Re: [PATCH RFC 9/9] mm: Add follow_devmap_page() for devdax vmas

Jason Gunthorpe <jgg@xxxxxxxx> · Tue, 8 Dec 2020 15:57:54 -0400

On Tue, Dec 08, 2020 at 05:29:01PM +0000, Joao Martins wrote:
> Similar to follow_hugetlb_page() add a follow_devmap_page which rather
> than calling follow_page() per 4K page in a PMD/PUD it does so for the
> entire PMD, where we lock the pmd/pud, get all pages , unlock.
> 
> While doing so, we only change the refcount once when PGMAP_COMPOUND is
> passed in.
> 
> This let us improve {pin,get}_user_pages{,_longterm}() considerably:
> 
> $ gup_benchmark -f /dev/dax0.2 -m 16384 -r 10 -S [-U,-b,-L] -n 512 -w
> 
> (<test>) [before] -> [after]
> (get_user_pages 2M pages) ~150k us -> ~8.9k us
> (pin_user_pages 2M pages) ~192k us -> ~9k us
> (pin_user_pages_longterm 2M pages) ~200k us -> ~19k us
> 
> Signed-off-by: Joao Martins <joao.m.martins@xxxxxxxxxx>
> ---
> I've special-cased this to device-dax vmas given its similar page size
> guarantees as hugetlbfs, but I feel this is a bit wrong. I am
> replicating follow_hugetlb_page() as RFC ought to seek feedback whether
> this should be generalized if no fundamental issues exist. In such case,
> should I be changing follow_page_mask() to take either an array of pages
> or a function pointer and opaque arguments which would let caller pick
> its structure?

I would be extremely sad if this was the only way to do this :(

We should be trying to make things more general. The
hmm_range_fault_path() doesn't have major special cases for device, I
am struggling to understand why gup fast and slow do.
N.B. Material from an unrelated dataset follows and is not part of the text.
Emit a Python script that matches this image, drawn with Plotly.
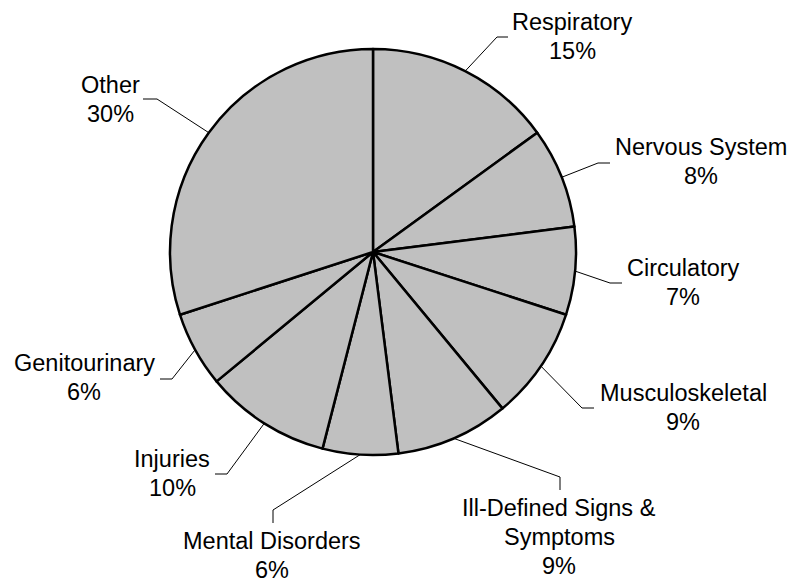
import math
import plotly.graph_objects as go

# Share of cases by diagnostic group (percent)
categories = ["Respiratory", "Nervous System", "Circulatory", "Musculoskeletal",
              "Ill-Defined Signs &<br>Symptoms", "Mental Disorders", "Injuries",
              "Genitourinary", "Other"]
shares = [15, 8, 7, 9, 9, 6, 10, 6, 30]

W, H = 805, 584
CX, CY, R = 373, 252, 203          # pie centre and radius in pixels
FONT = "Liberation Sans, Arial, sans-serif"
FS = 23.5
LINE_GAP = 29

# Label layout per slice: text centre (first line), leader elbow, leader end
label_pos = [(572, 22), (701, 147), (683, 268), (683, 393), (559, 508),
             (272, 541), (172, 459), (84, 363), (110, 85)]
elbows = [(497, 37), (598, 163), (610, 283), (582, 408), (560, 477),
          (273, 510), (227, 474), (172, 379), (157, 99)]
ends = [(508, 37), (610, 163), (622, 283), (594, 408), (560, 490),
        (273, 523), (215, 474), (160, 379), (143, 99)]


def px(x):
    return x / W


def py(y):
    return 1 - y / H


fig = go.Figure(go.Pie(
    values=shares,
    labels=[c.replace("<br>", " ") for c in categories],
    sort=False,
    direction="clockwise",
    rotation=0,
    marker=dict(colors=["#C0C0C0"] * len(shares), line=dict(color="black", width=2.5)),
    textinfo="none",
    hoverinfo="label+percent",
    domain=dict(x=[px(CX - R), px(CX + R)], y=[py(CY + R), py(CY - R)]),
))

annotations = []
shapes = []
total = sum(shares)
cum = 0
for i, (name, v) in enumerate(zip(categories, shares)):
    mid = (cum + v / 2) / total * 2 * math.pi
    cum += v
    sx = CX + R * math.sin(mid)
    sy = CY - R * math.cos(mid)
    ex, ey = elbows[i]
    tx, ty = ends[i]
    shapes.append(dict(type="path", xref="paper", yref="paper",
                       path=f"M {px(sx)},{py(sy)} L {px(ex)},{py(ey)} L {px(tx)},{py(ty)}",
                       line=dict(color="black", width=1)))
    lines = name.split("<br>") + [f"{v}%"]
    lx, ly = label_pos[i]
    for k, t in enumerate(lines):
        annotations.append(dict(x=px(lx), y=py(ly + k * LINE_GAP), xref="paper", yref="paper",
                                text=t, showarrow=False, xanchor="center", yanchor="middle",
                                font=dict(family=FONT, size=FS, color="black")))

fig.update_layout(
    width=W, height=H,
    margin=dict(l=0, r=0, t=0, b=0),
    paper_bgcolor="white",
    plot_bgcolor="white",
    showlegend=False,
    annotations=annotations,
    shapes=shapes,
)

fig.write_html("out.html")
What we've talked about is changing the calling convention across all
of this to something like:

struct gup_output {
   struct page **cur;
   struct page **end;
   unsigned long vaddr;
   [..]
}

And making the manipulator like you saw for GUP common:

gup_output_single_page()
gup_output_pages()

Then putting this eveywhere. This is the pattern that we ended up with
in hmm_range_fault, and it seems to be working quite well.

fast/slow should be much more symmetric in code than they are today,
IMHO.. I think those differences mainly exist because it used to be
siloed in arch code. Some of the differences might be bugs, we've seen
that a few times at least..

Jason